When a bird glides, the convex shape of its wing makes the air passing smoothly over its upper surface move faster than the air passing below, creating a low-pressure area, which keeps the bird aloft. Seabirds like albatrosses have long narrow wings for this purpose — they use the wind moving off the waves to give them thrust and can glide for many a mile with minimum expenditure of energy. (That’s why gliders have similar wings.) Fast-flying birds have broader wings to enable them to push away the air over a larger surface area, which makes it easier to manoeuvre and gives them more thrust.

Feathers are one of Mother Nature’s most ingenious creations: made of keratin, they are light, strong, easy to maintain with a zip-like ‘tidy up’ mechanism, and can regenerate when past their prime — as when the bird moults.

If the wings of birds are a marvel, those of insects are truly astonishing. Thin as cling film, strutted with veins for support, they are made of, often transparent membranous chitin or cuticle and are flexible; able to twist and turn about their axis, describing a figure of eight in every wing-beat. This enables the insect to create lift and thrust with both the up and down strokes, unlike birds, where the upstroke is more of a ‘reloading’ stroke for the following downstroke. Insects like dragonflies have two pairs of wings, whereas those like flies have just two. Each wing may be powered by its own custom muscle which is either directly or indirectly attached to the insects’ thorax. A dragonfly for example can beat each wing completely independently of the others, (and even fly with just three wings), which enables it to make all those lightning-fast changes in direction as it pursues its prey. Insects too create tornadoes of air that blow off their wings to obtain lift — using what has been called unsteady aerodynamics — as against the ‘steady state’ aerodynamics used by birds. The only bird that flies like an insect is the hummingbird, which can twist its wings around after every beat, enabling it to fly forwards, backwards, sideways, up and down without a problem. (But this is very energy intensive).
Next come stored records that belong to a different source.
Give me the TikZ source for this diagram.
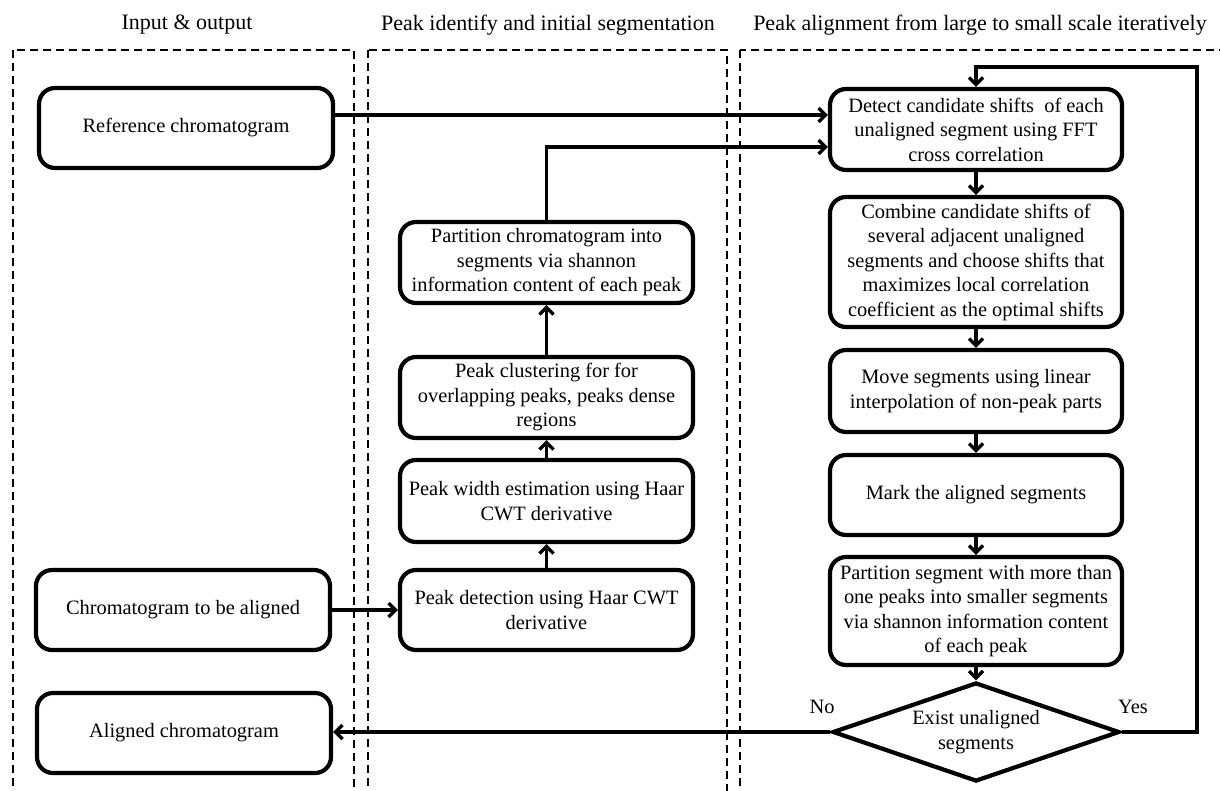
\documentclass[tikz,border=0pt]{standalone}
\usepackage{fontspec}
\setmainfont{Liberation Serif}
\usetikzlibrary{shapes.geometric,arrows.meta}
\begin{document}
\begin{tikzpicture}[x=1pt,y=-1pt,
  box/.style={draw, line width=4.2pt, rounded corners=16pt, align=center, inner sep=0pt,
    font=\fontsize{20.4}{24.5}\selectfont, minimum height=80pt},
  lbox/.style={box, minimum width=294pt},
  mbox/.style={box, minimum width=293pt},
  rbox/.style={box, minimum width=292pt},
  decision/.style={draw, diamond, line width=4.2pt, aspect=2.9, inner sep=0pt, align=center,
    font=\fontsize{20.4}{24.5}\selectfont, minimum width=287pt, minimum height=99pt},
  arr/.style={line width=3.8pt, -{Straight Barb[length=7pt,width=14pt,line width=3.4pt]}},
  region/.style={draw, line width=1.3pt, dash pattern=on 8pt off 5pt},
  head/.style={font=\fontsize{22}{26}\selectfont, inner sep=0pt},
  lab/.style={font=\fontsize{20.4}{24.5}\selectfont, inner sep=0pt},
]
\useasboundingbox (0,0) rectangle (1220,790);
\clip (0,0) rectangle (1220,790);

% regions
\draw[region] (13,50) rectangle (354,820);
\draw[region] (368,50) rectangle (727,820);
\draw[region] (740,50) rectangle (1260,820);

\node[head] (h1) at (187,25) {Input \& output};
\node[head] (h2) at (548,25) {Peak identify and initial segmentation};
\node[head] (h3) at (980,25) {Peak alignment from large to small scale iteratively};

% left column
\node[lbox] (ref) at (186,128) {Reference chromatogram};
\node[lbox] (chrom) at (183,610) {Chromatogram to be aligned};
\node[lbox] (aligned) at (184,733) {Aligned chromatogram};

% middle column
\node[mbox, minimum height=81pt] (part) at (546.5,262.5) {Partition chromatogram into\\segments via shannon\\information content of each peak};
\node[mbox, minimum height=81pt] (clust) at (546.5,397.5) {Peak clustering for for\\overlapping peaks, peaks dense\\regions};
\node[mbox, minimum height=82pt] (width) at (546.5,501) {Peak width estimation using Haar\\CWT derivative};
\node[mbox] (peakdet) at (546.5,610) {Peak detection using Haar CWT\\derivative};

% right column
\node[rbox, minimum height=81pt] (detect) at (976,129.5) {Detect candidate shifts\ \ of each\\unaligned segment using FFT\\cross correlation};
\node[rbox, minimum height=130pt] (combine) at (976,262) {Combine candidate shifts of\\several adjacent unaligned\\segments and choose shifts that\\maximizes local correlation\\coefficient as the optimal shifts};
\node[rbox, minimum height=82pt] (move) at (976,391) {Move segments using linear\\interpolation of non-peak parts};
\node[rbox] (mark) at (976,495) {Mark the aligned segments};
\node[rbox, minimum height=108pt] (partseg) at (976,611) {Partition segment with more than\\one peaks into smaller segments\\via shannon information content\\of each peak};
\node[decision] (dia) at (976,732) {Exist unaligned\\segments};

\node[lab] (no) at (822,707) {No};
\node[lab] (yes) at (1133,707) {Yes};

% helper coordinates
\coordinate (yr) at (0,115);
\coordinate (yp) at (0,147);
\coordinate (loop) at (1197,67);

% connectors
\draw[arr] (ref.east |- yr) -- (detect.west |- yr);
\draw[arr] (part.north) |- (detect.west |- yp);
\draw[arr] (chrom.east) -- (peakdet.west |- chrom.east);
\draw[arr] (peakdet.north) -- (width.south);
\draw[arr] (width.north) -- (clust.south);
\draw[arr] (clust.north) -- (part.south);
\draw[arr] (detect.south) -- (combine.north);
\draw[arr] (combine.south) -- (move.north);
\draw[arr] (move.south) -- (mark.north);
\draw[arr] (mark.south) -- (partseg.north);
\draw[arr] (partseg.south) -- (dia.north);
\draw[arr] (dia.east) -| (loop) -| (detect.north);
\draw[arr] (dia.west) -- (aligned.east |- dia.west);
\end{tikzpicture}
\end{document}
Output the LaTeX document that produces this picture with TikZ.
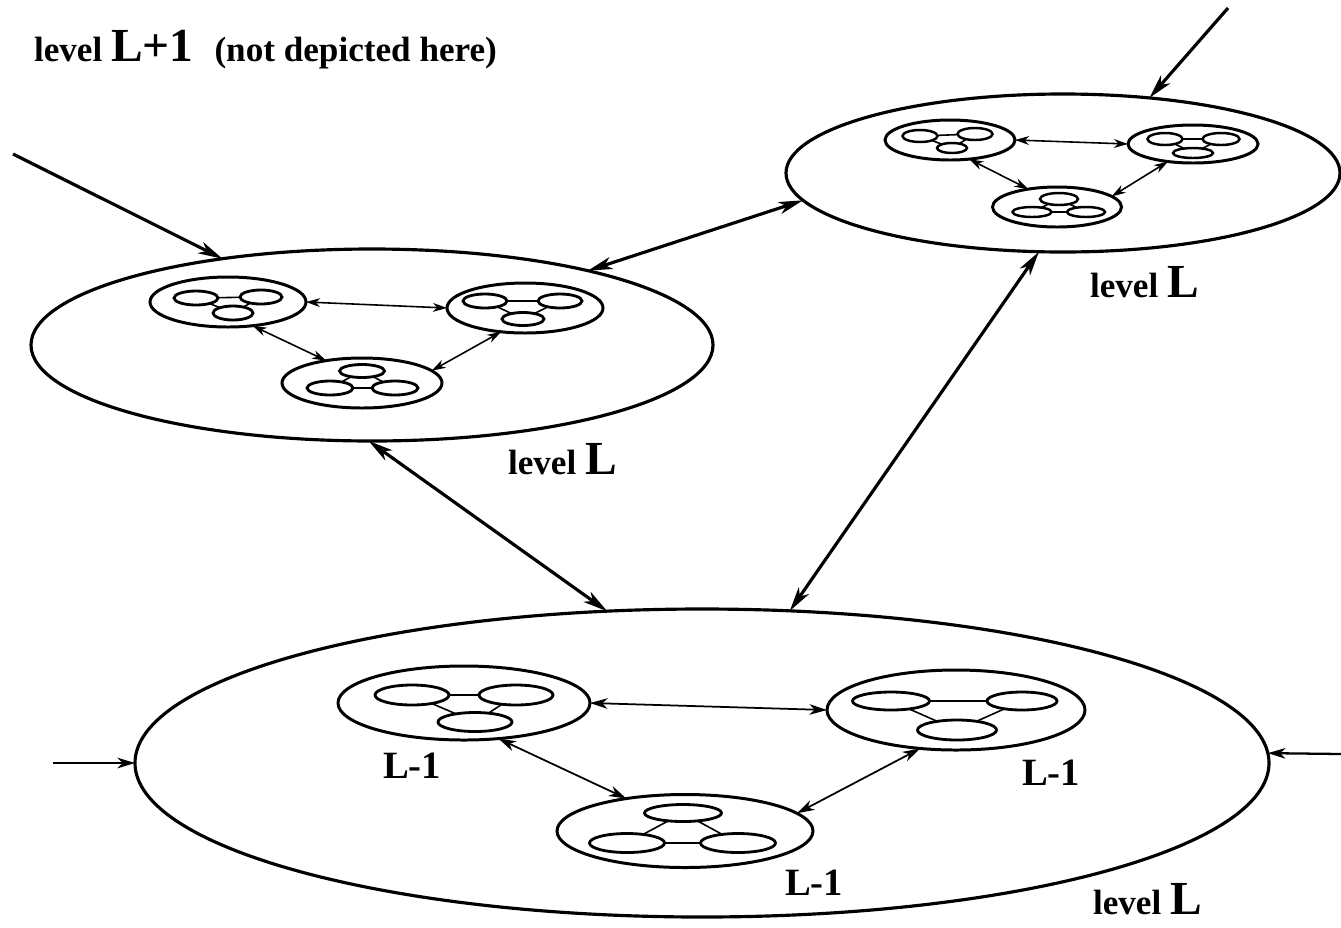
\documentclass[tikz,border=0pt]{standalone}
\usepackage{fontspec}
\setmainfont{Liberation Serif}
\usetikzlibrary{shapes.geometric,arrows.meta}
\newcommand\lvfnt{\fontsize{20}{24}\selectfont\bfseries}
\newcommand\bgfnt{\fontsize{27}{30}\selectfont\bfseries}
\newcommand\lmfnt{\fontsize{22}{26}\selectfont\bfseries}
\begin{document}
\begin{tikzpicture}[x=0.02cm,y=-0.02cm,
  sz/.style 2 args={minimum width=#1*0.02cm,minimum height=#2*0.02cm},
  bigell/.style={draw,ellipse,inner sep=0pt,outer sep=0pt,line width=1.8pt},
  clus/.style={draw,ellipse,inner sep=0pt,outer sep=0pt,line width=1.7pt},
  inr/.style={draw,ellipse,inner sep=0pt,outer sep=0pt,line width=1.6pt},
  inrs/.style={draw,ellipse,inner sep=0pt,outer sep=0pt,line width=1.4pt},
  ln/.style={line width=0.9pt},
  sarr/.style={line width=0.9pt,arrows={Stealth[length=8pt,width=5pt,inset=2.5pt]-Stealth[length=8pt,width=5pt,inset=2.5pt]}},
  marr/.style={line width=1pt,arrows={Stealth[length=10pt,width=6pt,inset=3pt]-Stealth[length=10pt,width=6pt,inset=3pt]}},
  barr/.style={line width=1.8pt,arrows={Stealth[length=14pt,width=7pt,inset=4pt]-Stealth[length=14pt,width=7pt,inset=4pt]}},
  inarr/.style={line width=1.8pt,arrows={-Stealth[length=14pt,width=7pt,inset=4pt]}},
  sarrow/.style={line width=1.3pt,arrows={-Stealth[length=10pt,width=6pt,inset=3pt]}},
  lbl/.style={inner sep=0pt,outer sep=0pt,anchor=base west}
]
\useasboundingbox (0,0) rectangle (1341,927);

% ---------- left ellipse (level L) ----------
\node[bigell,sz={682}{192}] (E1) at (372,345) {};
\node[clus,sz={156}{50}] (C11) at (228,302) {};
\node[inr,sz={44}{14}] (C11a) at (196,298) {};
\node[inr,sz={42}{14}] (C11b) at (261,297) {};
\node[inr,sz={40}{14}] (C11c) at (233,313) {};
\node[clus,sz={156}{50}] (C12) at (525,308) {};
\node[inr,sz={44}{14}] (C12a) at (485,301) {};
\node[inr,sz={44}{14}] (C12b) at (560,301) {};
\node[inr,sz={42}{13}] (C12c) at (523,319) {};
\node[clus,sz={160}{50}] (C13) at (362,383) {};
\node[inr,sz={45}{13}] (C13a) at (362,371) {};
\node[inr,sz={46}{14}] (C13b) at (330,388) {};
\node[inr,sz={46}{14}] (C13c) at (395,388) {};
\foreach \c in {C11,C12,C13}{
  \draw[ln] (\c a) -- (\c b);
  \draw[ln] (\c a) -- (\c c);
  \draw[ln] (\c b) -- (\c c);
}
\draw[sarr] (C11.east) -- (C12.west);
\draw[sarr] (C11.316) -- (C13.148);
\draw[sarr] (C12.225) -- (C13.10);

% ---------- top right ellipse (level L) ----------
\node[bigell,sz={554}{158}] (E2) at (1063,173) {};
\node[clus,sz={130}{40}] (C21) at (950,140) {};
\node[inrs,sz={35}{12}] (C21a) at (920,136) {};
\node[inrs,sz={35}{12}] (C21b) at (975,134) {};
\node[inrs,sz={30}{10}] (C21c) at (952,148) {};
\node[clus,sz={130}{38}] (C22) at (1193,144) {};
\node[inrs,sz={35}{12}] (C22a) at (1165,139) {};
\node[inrs,sz={37}{12}] (C22b) at (1221,139) {};
\node[inrs,sz={40}{10}] (C22c) at (1193,153) {};
\node[clus,sz={129}{40}] (C23) at (1057,207) {};
\node[inrs,sz={38}{12}] (C23a) at (1059,199) {};
\node[inrs,sz={39}{10}] (C23b) at (1032,212) {};
\node[inrs,sz={38}{10}] (C23c) at (1086,212) {};
\foreach \c in {C21,C22,C23}{
  \draw[ln] (\c a) -- (\c b);
  \draw[ln] (\c a) -- (\c c);
  \draw[ln] (\c b) -- (\c c);
}
\draw[sarr] (C21.east) -- (C22.west);
\draw[sarr] (C21.315) -- (C23.148);
\draw[sarr] (C22.215) -- (C23.11);

% ---------- bottom ellipse (level L) ----------
\node[bigell,sz={1134}{308}] (E3) at (702,763) {};
\node[clus,sz={252}{74}] (C31) at (464,703) {};
\node[inr,sz={74}{20}] (C31a) at (412,695) {};
\node[inr,sz={74}{20}] (C31b) at (516,695) {};
\node[inr,sz={74}{19}] (C31c) at (475,722) {};
\node[clus,sz={258}{80}] (C32) at (956,710) {};
\node[inr,sz={77}{18}] (C32a) at (891,701) {};
\node[inr,sz={70}{18}] (C32b) at (1022,701) {};
\node[inr,sz={79}{20}] (C32c) at (957,730) {};
\node[clus,sz={256}{73}] (C33) at (685,831) {};
\node[inr,sz={77}{17}] (C33a) at (683,813) {};
\node[inr,sz={75}{19}] (C33b) at (627,843) {};
\node[inr,sz={75}{19}] (C33c) at (738,843) {};
\foreach \c in {C31,C32,C33}{
  \draw[ln] (\c a) -- (\c b);
  \draw[ln] (\c a) -- (\c c);
  \draw[ln] (\c b) -- (\c c);
}
\draw[marr] (C31.east) -- (C32.west);
\draw[marr] (C31.314) -- (C33.151);
\draw[marr] (C32.227) -- (C33.9);

% ---------- connections between level-L ellipses ----------
\draw[barr] (E1.19) -- (E2.186);
\draw[barr] (E1.268) -- (E3.122);
\draw[barr] (E2.253) -- (E3.60);

% ---------- incoming arrows ----------
\coordinate (tl) at (13,154);
\coordinate (tr) at (1228,8);
\coordinate (ml) at (53,763);
\coordinate (mr) at (1341,754);
\draw[inarr] (tl) -- (E1.150);
\draw[inarr] (tr) -- (E2.41);
\draw[sarrow] (ml) -- (E3.west);
\draw[sarrow] (mr) -- (E3.1);

% ---------- labels ----------
\node[lbl] (title) at (34,61) {\lvfnt level {\bgfnt L+1}\hspace{12pt}(not depicted here)};
\node[lbl] (labE2) at (1090,297) {\lvfnt level {\bgfnt L}};
\node[lbl] (labE1) at (508,474) {\lvfnt level {\bgfnt L}};
\node[lbl] (labE3) at (1093,914) {\lvfnt level {\bgfnt L}};
\node[lbl] (labC31) at (383,778) {\lmfnt L-1};
\node[lbl] (labC32) at (1022,785) {\lmfnt L-1};
\node[lbl] (labC33) at (785,895) {\lmfnt L-1};
\end{tikzpicture}
\end{document}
What’s also mind-boggling is the computing power of the insects’ minuscule brain: how a butterfly precision lands on a bloom, how a dragonfly darts after a dodgy mosquito, and how a fly lands upside down on the ceiling. The math involved must be incredible! Just think of all the adjustments aircraft or helicopter pilots (or even auto-pilots) have to make to enable them to touch down safely aided as they are by batteries of computers and floor-to-ceiling gauges!

If we were to fulfil our dream of personal flight, we would need very strong and large pectoral muscles that would stick out four feet in front of our chests! We have imitated bats and flying squirrels with our ‘flying suits’ but just watch a crow, have fun with updrafts along a mountainside and well, we’re not about to do that anytime soon, are we?